This week’s Sentiment Survey special question asked AAII members how the Dow Jones industrial average’s and the S&P 500 index’s inability to revisit their respective January highs is impacting their sentiment toward stocks. Respondents generally fell into one of three groups. The largest group, representing 39% of all respondents, say the lack of new highs mostly is not impacting their sentiment. Many of them describe themselves as long-term investors or see this as normal market activity. Just under 30% have become more cautious, with several saying they are holding off on buying new stocks or are uncertain about how the macro (especially political) backdrop will evolve. About 29% are optimistic about stock prices, particularly because they believe a short-term bottom has either already been set or because the economy is continuing to grow.

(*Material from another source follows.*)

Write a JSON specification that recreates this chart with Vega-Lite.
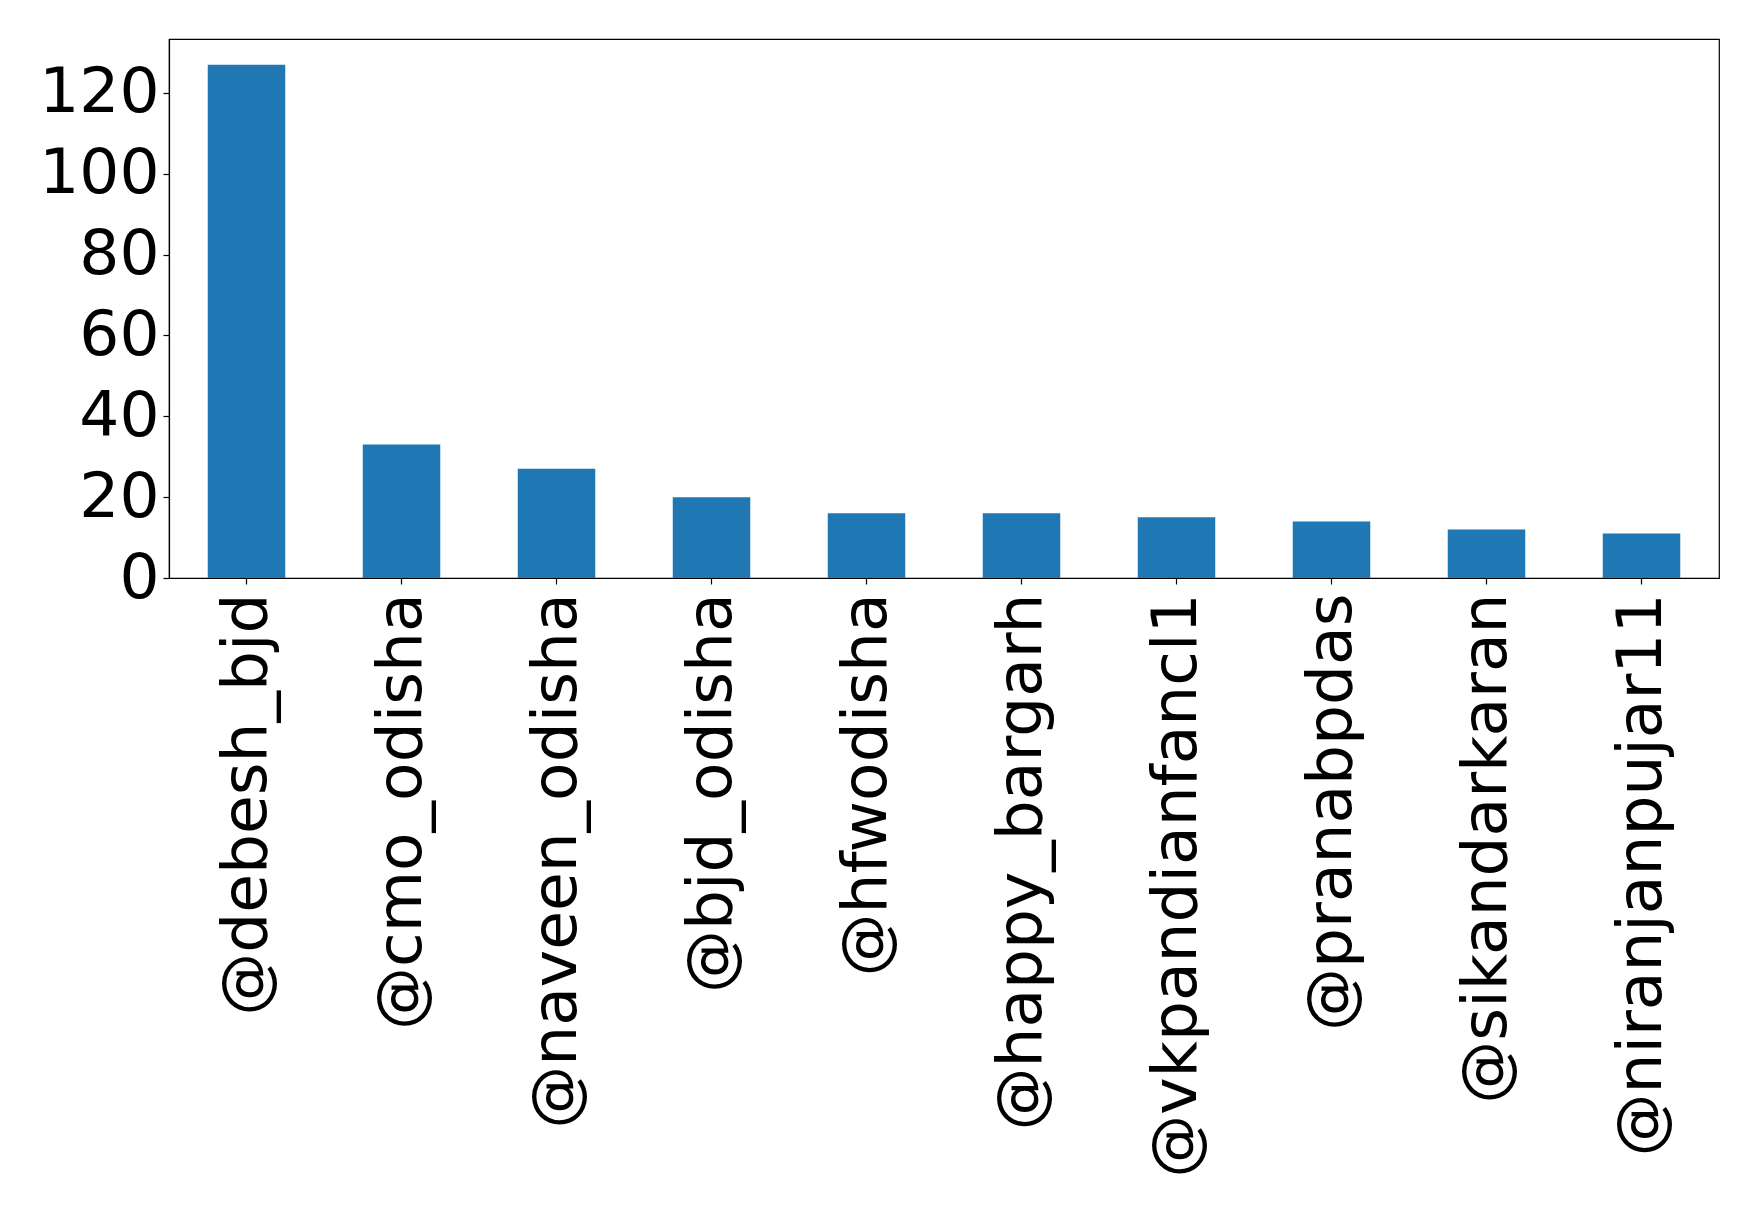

Here is a sampling of the responses:
- “The fact that the Dow and the S&P 500 are below their highs means that I’m buying at a lower price.”
- “It’s not. I think we are still in a bull market and stocks will go up this year.”
- “I’m a bit more cautious and more cognizant of the volatility; however, I feel the economy and fundamentals are solid, so I’m still bullish.”
- “I am staying invested; I am not adding at this time as I am building my cash balance to entertain some upcoming purchases.”
- “More careful regarding stock selection. Not necessarily more conservative, but I am taking fewer chances.”